Generally speaking, I am NOT an animal person. Dogs have so many strikes against them. Needy, smelly, flea-ridden, needy, insatiable, needy, dependent, hair factories. . .That’s all my head talking. Then, there’s my heart. Who could resist those eyes? That full-bodied enthusiasm for the slightest touch or word of kindness? The undying devotion. The irresistible demand for more, more, more. . . .love me, love me, love me! Because I love you, love you, love you! You can do no wrong. You are perfect in every way. I’ll do anything you say, just love, me, love me, love me! I do have to admit, he feels good wrapped in my arms. He is such a satisfying love-bug.
And Cats. . .don’t get me started!
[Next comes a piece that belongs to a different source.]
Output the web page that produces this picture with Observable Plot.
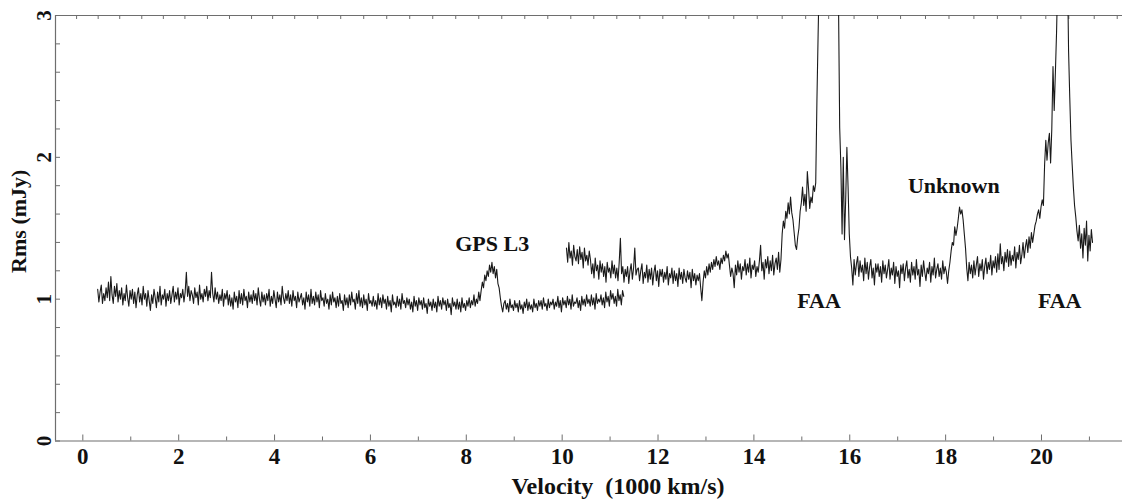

While they aren’t nearly as smelly (most of the time), take better care of themselves, are much less dependent or demanding (most of the time), they have their own brand of disdain and moxie to deal with.
I’ve been pet-sitting this week. That is the BEST way to get your pet fix, almost as good as grand-parenting. Love ’em and leave ’em!
Chacchi, the white guy, is the sweetest, dumbest, most love-starved dog on the planet. Every morning I cover myself with a big blanket and sit down in the recliner and brace myself, Effie! He comes barreling into my lap and inserts himself into my arms, with his nose under my chin and snuggles down DEEP, nosing for more every time I stop petting and patting and scratching and embracing with such devotion — never enough!
Of course, Bruno and Miss Kitty are also in the lap. Good thing I have an ample one. Luckily, they are content simply to plop and chill. Because Chacchi takes up all the caressing.
Miss Kitty has her own brand of annoying, along with being the sweetest, most loving, trusting, perfect cat on the planet. Here she is, hiding in my quilt project, knowing full well she is NOT invited in my room because her curiosity knows no bounds and she is constantly climbing and knocking things off shelves and out of windowsills. I thought this was the perfect pose, though, and she is quite the ham.
I used to pray that I could be as noble as our old dog, Woody. He was a black lab/retriever mix, with all the brawn of a lab and all the feathers of a retriever. My son Ben came bounding home with him one day, with a red bandana tied around his neck. Some construction worker’s girlfriend had booted him and his dog to the curb, and he moved to a no-dogs-allowed apartment. We were already in a no-dogs-allowed house, and we had to move to accommodate keeping him. There was no resisting him.
I guess what I’m saying here, is that while I don’t want to be responsible, especially to dog ownership, I’m grateful for the reminders of why I don’t have one, and the ability to get my dog-fix in doable doses.
And the reminder that the mirror of god in a dog is not lost on me.